▶ [WHAT THE EXERCISE ASKS]:
Repeat, exactly and only, the lines from the beginning of the data through the line with "plt.rcParams['font.family'] = ['Open". Pictures are left out.

▶ [PROVIDED MATERIAL]:
+---+
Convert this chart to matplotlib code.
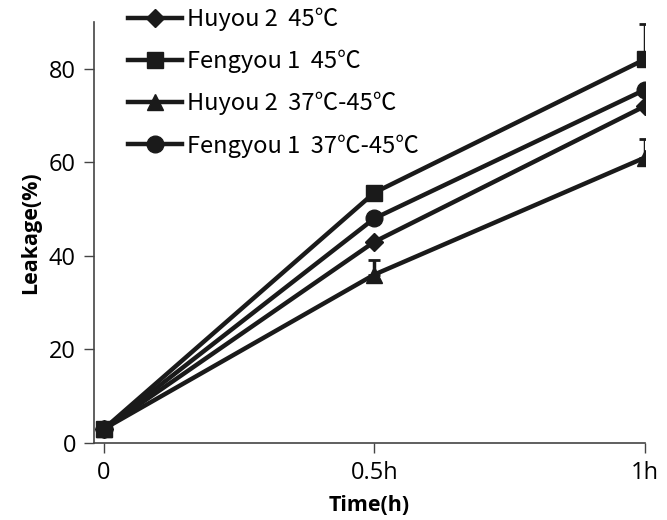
import matplotlib
matplotlib.use("Agg")
import matplotlib.pyplot as plt

plt.rcParams['font.family'] = ['Open Sans', 'Noto Sans CJK SC', 'DejaVu Sans']

# Data
times = [0, 0.5, 1.0]
time_labels = ["0", "0.5h", "1h"]
labels = ["Huyou 2  45\u2103", "Fengyou 1  45\u2103",
          "Huyou 2  37\u2103-45\u2103", "Fengyou 1  37\u2103-45\u2103"]
huyou_45 = [3, 43, 72]
fengyou_45 = [3, 53.5, 82]
huyou_37_45 = [3, 36, 61]
fengyou_37_45 = [3, 48, 75.5]
fengyou_45_err = [0, 1, 7.5]
huyou_37_45_err = [0, 3.2, 4]

series = [huyou_45, fengyou_45, huyou_37_45, fengyou_37_45]
errors = [None, fengyou_45_err, huyou_37_45_err, None]
markers = ["D", "s", "^", "o"]
sizes = [9, 11, 12, 12]

fig = plt.figure(figsize=(6.67, 5.2), dpi=100)
ax = fig.add_axes([0.141, 0.148, 0.826, 0.81])

for vals, err, m, ms, lab in zip(series, errors, markers, sizes, labels):
    ax.plot(times, vals, color="#1a1a1a", lw=3.2, marker=m, markersize=ms, label=lab)
    if err is not None:
        ax.errorbar(times, vals, yerr=[[0] * len(err), err], fmt="none",
                    ecolor="#1a1a1a", elinewidth=2.5, capsize=4, capthick=2)

ax.set_xlim(-0.018, 1.0)
ax.set_ylim(0, 90)
ax.set_xticks(times)
ax.set_xticklabels(time_labels)
ax.set_yticks([0, 20, 40, 60, 80])
ax.tick_params(labelsize=17, direction="out", length=7, width=1, color="#444444", pad=6)
for side in ["top", "right"]:
    ax.spines[side].set_visible(False)
for side in ["left", "bottom"]:
    ax.spines[side].set_color("#444444")
    ax.spines[side].set_linewidth(1.2)
ax.set_xlabel("Time(h)", fontsize=15.5, fontweight="bold", labelpad=7)
ax.set_ylabel("Leakage(%)", fontsize=15.5, fontweight="bold", labelpad=6)

ax.legend(loc="upper left", bbox_to_anchor=(0.178, 1.004), bbox_transform=fig.transFigure,
          frameon=False, prop={'family': ['Noto Sans CJK SC'], 'size': 17},
          handlelength=2.3, handletextpad=0.2, labelspacing=0.8, borderaxespad=0)

fig.savefig("out.png", dpi=100)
+---+
▶ [OUTPUT]:
Convert this chart to matplotlib code.
import matplotlib
matplotlib.use("Agg")
import matplotlib.pyplot as plt

plt.rcParams['font.family'] = ['Open Sans', 'Noto Sans CJK SC', 'DejaVu Sans']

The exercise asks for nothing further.